Most importantly, while LFI commands the majority of seats within the NFP, it is the old centre-left PS – the party of former presidents François Mitterrand and François Hollande – that bagged the most gains. Between the 2022 and 2024 legislative elections, the PS jumped from 27 to 59 seats. And this came soon after the elections to the European Parliament on June 9, when the PS regained leadership of the left by securing 14% of the national vote to LFI’s 10%. That PS revival was achieved by an unashamedly europhile and anti-antisemitic campaign led by Raphaël Glucksmann. For 30 minutes on June 9, the secular, EU-embracing centre-left – split since 2017 between the rump PS and the left of Macron’s Ensemble coalition – looked poised to reunite. At the same time, the Macronist right – led by former premier Édouard Philippe and Gérald Darmanin, the interior minister – were bound to converge with Les Républicains (LR – the movement founded by Nicolas Sarkozy) as the 2027 presidential elections approached.

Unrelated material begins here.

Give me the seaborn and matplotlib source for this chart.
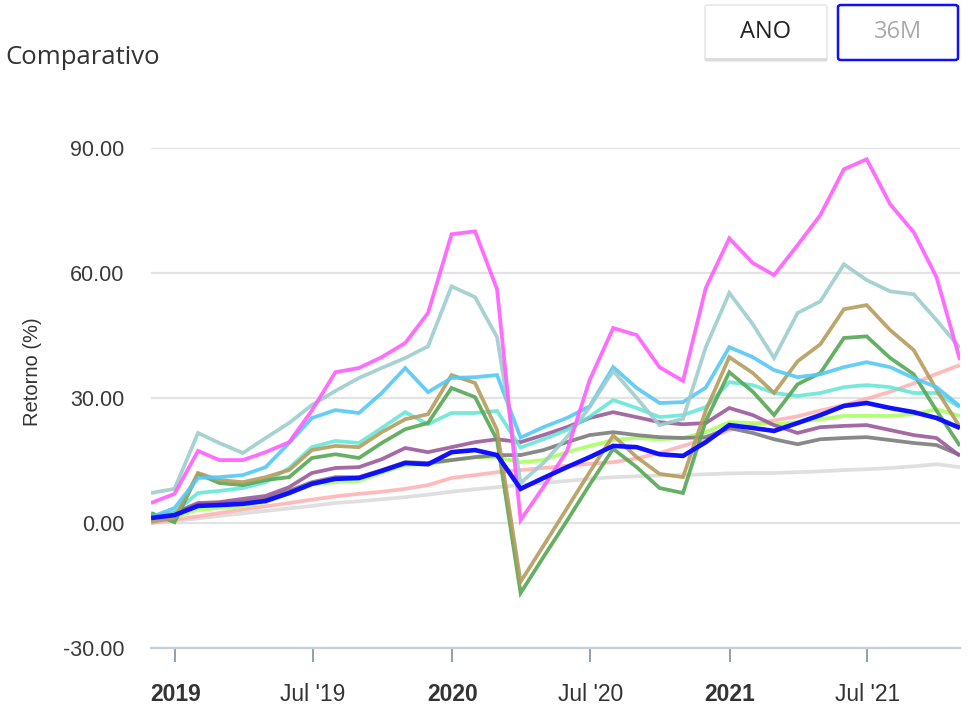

All Macron had to do was allow time for this realignment of the centre-right and centre-left to get underway, manage European diplomacy through the US election and the most delicate stage of the Russian-Ukrainian war, pass an unambitious budget, and call a legislative election next spring. Instead, he took a European Parliament election message seriously, which is always a bad idea and was convinced by political advisers that an early election would be clarifying. Either the RN would win a majority, misgovern or betray its voters for three years so sinking Le Pen’s 2027 presidential campaign, and allow his successors three years to campaign from the luxury of opposition. Or, faced with the genuine prospect of an RN legislative victory, French voters would scurry back to the presidential majority.
On this second calculation, he was half-right. The French voted for a pro-EU, centre-hugging, and relatively fiscally responsible coalition made up of Ensemble’s constituent parties (Renaissance, Horizons, and MoDem) together with LR and the PS. But this is not Macron’s majority anymore. The day he dissolved the assembly without consulting them, he lost all authority over the Ensemble parties. MoDem was always independent while Philippe’s Horizons will re-merge with LR over time. Most intriguingly, as of today, Renaissance – the core of Macron’s original 2016-17 left-of-centre movement – is in the hands of his once-loyal prime minister Gabriel Attal. Promoted to the premiership in January because of his youth, communication skills, and ability to speak to LR voters, Attal has re-found his PS-right soul with the help of left-leaning advisers. Together with the Renaissance leadership - Olivier Dussopt and Stéphane Séjourné - Attal is positioned to explore convergence with Glucksmann. By the way, anyone who thinks Glucksmann has no base among left-wing voters should take a look at the latest Elabe poll.
These are medium-term developments. Today, France’s new locus of power – Palais Bourbon – has big decisions to make. For a start, it has to allow an executive of some kind to be formed once the Paris Olympics are out of the way in mid-August. And, in October, that government has to present a budget that at least makes a nod at stabilising public debt, which will rise to 114% of national output next year in the absence of new fiscal measures. The PS leadership is still talking about spending increases and will need some market discipline before coming into line or dividing.
Pick of the pods
Tired of politics and trying to get an hour's daytime sleep on July 5, I clicked on the BBC Documentary Podcast - Journey to Sepharad - that had just landed in my inbox. Sepharad, it turns out, has come to mean Spain in Hebrew and Ashkenaz Germany. I say "come to mean" because it's thought the words originally referred to unspecified western and northern lands. In this podcast, Michael Goldfarb, an Ashkenazi Jew, explores the oral history of Sephardim in Spain, Portugal, and Morocco and finds "Catholic" families puzzled by traditions and habits passed down over centuries.
Back to politics. I’ve heard more entertainingly outraged takes after Joe Biden’s career-ending debate performance but I learned the most from Chuck Todd’s conversation with Jonathan Martin on the The Chuck Toddcast. Todd, a Democrat-leaning veteran political journalist, says: “Looking at his behaviour now, in clinging to this, I think the entire narrative on Joe Biden is going to change, in that everything’s always been about his ambition and his ambition comes first”.
In Michael Kofman's latest The Russia Contingency three-part podcast ($) - Fresh Impressions from the frontlines in Ukraine - he and Rob Lee report back on the state of the battlefield after a field trip (together with Franz-Stefan Gady) close to the front line in Donbas. You won’t hear a more thorough, expert, or grounded analysis of the war outside a situation room. Just one warning: these two specialists are so impatient to tell you what they’ve seen that they should be listened to at x0.75. Lee especially needs a glossary that would include “vidge” (advantage) and “keemeye” (keep in mind).